### [WRITTEN INSTRUCTION]
Please print exactly the lines below, from the start of the material up to and including the line with "edgecolor='#888888', linewidth=1.2))", but none of the pictures.

### [DATA SECTION]
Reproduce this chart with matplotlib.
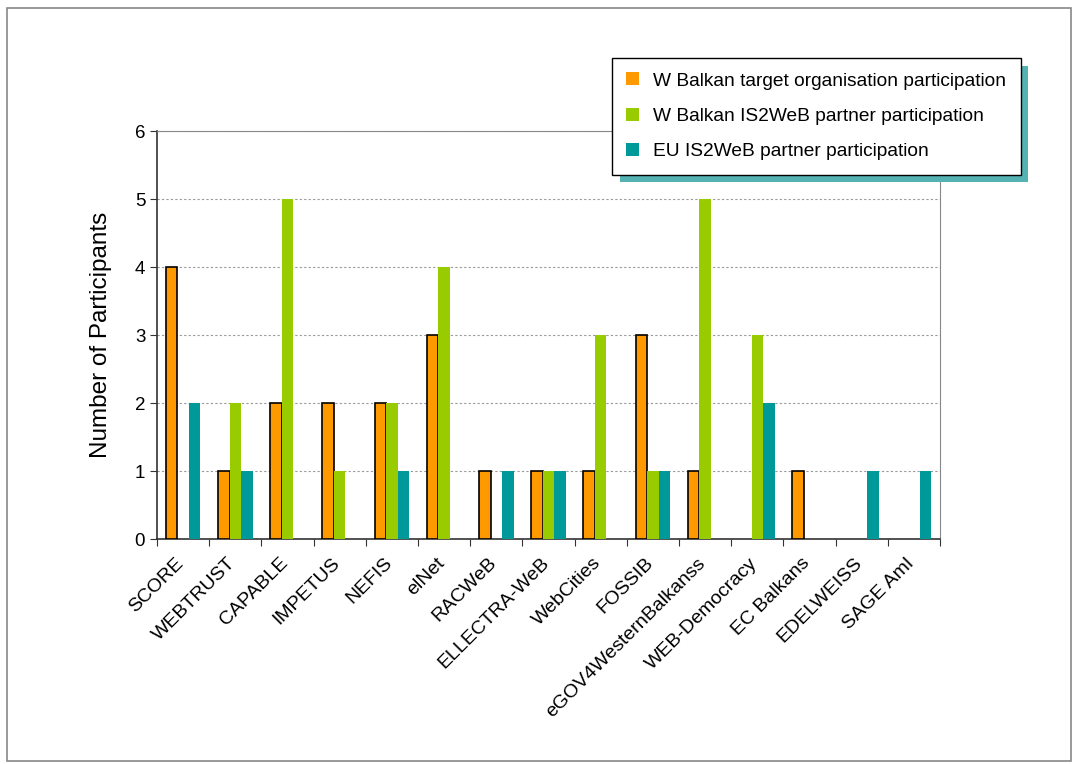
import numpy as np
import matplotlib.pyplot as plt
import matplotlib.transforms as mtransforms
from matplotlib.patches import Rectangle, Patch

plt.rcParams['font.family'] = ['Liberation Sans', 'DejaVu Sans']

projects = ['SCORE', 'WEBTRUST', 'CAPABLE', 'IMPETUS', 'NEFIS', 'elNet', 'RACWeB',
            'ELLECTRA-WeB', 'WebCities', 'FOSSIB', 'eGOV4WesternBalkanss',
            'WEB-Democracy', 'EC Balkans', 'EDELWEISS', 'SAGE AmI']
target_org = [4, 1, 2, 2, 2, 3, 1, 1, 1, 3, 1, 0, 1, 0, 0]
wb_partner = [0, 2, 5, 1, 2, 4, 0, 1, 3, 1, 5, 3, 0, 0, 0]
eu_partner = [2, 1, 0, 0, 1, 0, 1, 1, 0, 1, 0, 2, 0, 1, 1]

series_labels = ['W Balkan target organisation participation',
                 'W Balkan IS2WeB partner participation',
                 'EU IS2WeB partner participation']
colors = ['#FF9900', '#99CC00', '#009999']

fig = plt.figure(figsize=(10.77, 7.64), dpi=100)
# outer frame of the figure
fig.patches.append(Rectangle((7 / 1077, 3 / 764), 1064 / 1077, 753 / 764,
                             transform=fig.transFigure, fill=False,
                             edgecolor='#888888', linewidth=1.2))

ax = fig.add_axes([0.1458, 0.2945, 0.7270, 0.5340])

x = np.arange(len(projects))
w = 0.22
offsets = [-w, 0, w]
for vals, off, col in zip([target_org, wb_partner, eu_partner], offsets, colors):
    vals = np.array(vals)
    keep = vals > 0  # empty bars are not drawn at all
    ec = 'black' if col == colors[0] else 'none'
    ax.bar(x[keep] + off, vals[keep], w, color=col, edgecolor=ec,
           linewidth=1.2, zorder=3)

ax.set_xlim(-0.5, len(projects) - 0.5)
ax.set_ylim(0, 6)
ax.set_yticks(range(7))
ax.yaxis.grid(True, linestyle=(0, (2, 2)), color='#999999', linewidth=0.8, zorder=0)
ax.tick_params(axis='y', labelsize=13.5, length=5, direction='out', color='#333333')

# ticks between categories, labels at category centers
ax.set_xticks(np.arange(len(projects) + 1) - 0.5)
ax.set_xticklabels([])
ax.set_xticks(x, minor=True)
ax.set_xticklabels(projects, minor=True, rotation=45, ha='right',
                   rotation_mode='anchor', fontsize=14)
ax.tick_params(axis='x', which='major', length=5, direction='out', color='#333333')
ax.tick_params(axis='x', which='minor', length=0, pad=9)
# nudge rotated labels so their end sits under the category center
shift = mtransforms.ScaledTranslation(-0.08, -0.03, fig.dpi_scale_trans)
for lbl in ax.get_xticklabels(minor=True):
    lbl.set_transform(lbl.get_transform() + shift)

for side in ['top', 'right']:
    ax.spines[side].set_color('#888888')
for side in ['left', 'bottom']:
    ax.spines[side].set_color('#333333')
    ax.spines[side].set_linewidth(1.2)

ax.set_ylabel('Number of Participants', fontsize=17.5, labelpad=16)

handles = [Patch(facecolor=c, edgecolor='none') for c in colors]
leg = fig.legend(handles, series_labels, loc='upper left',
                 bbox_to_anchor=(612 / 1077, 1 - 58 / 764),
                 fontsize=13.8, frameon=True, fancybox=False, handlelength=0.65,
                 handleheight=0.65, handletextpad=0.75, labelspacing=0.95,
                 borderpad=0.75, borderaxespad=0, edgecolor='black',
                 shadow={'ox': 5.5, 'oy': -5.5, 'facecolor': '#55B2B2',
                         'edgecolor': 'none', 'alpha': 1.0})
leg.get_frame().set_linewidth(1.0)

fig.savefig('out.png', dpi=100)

### [FULL SOLUTION]
Reproduce this chart with matplotlib.
import numpy as np
import matplotlib.pyplot as plt
import matplotlib.transforms as mtransforms
from matplotlib.patches import Rectangle, Patch

plt.rcParams['font.family'] = ['Liberation Sans', 'DejaVu Sans']

projects = ['SCORE', 'WEBTRUST', 'CAPABLE', 'IMPETUS', 'NEFIS', 'elNet', 'RACWeB',
            'ELLECTRA-WeB', 'WebCities', 'FOSSIB', 'eGOV4WesternBalkanss',
            'WEB-Democracy', 'EC Balkans', 'EDELWEISS', 'SAGE AmI']
target_org = [4, 1, 2, 2, 2, 3, 1, 1, 1, 3, 1, 0, 1, 0, 0]
wb_partner = [0, 2, 5, 1, 2, 4, 0, 1, 3, 1, 5, 3, 0, 0, 0]
eu_partner = [2, 1, 0, 0, 1, 0, 1, 1, 0, 1, 0, 2, 0, 1, 1]

series_labels = ['W Balkan target organisation participation',
                 'W Balkan IS2WeB partner participation',
                 'EU IS2WeB partner participation']
colors = ['#FF9900', '#99CC00', '#009999']

fig = plt.figure(figsize=(10.77, 7.64), dpi=100)
# outer frame of the figure
fig.patches.append(Rectangle((7 / 1077, 3 / 764), 1064 / 1077, 753 / 764,
                             transform=fig.transFigure, fill=False,
                             edgecolor='#888888', linewidth=1.2))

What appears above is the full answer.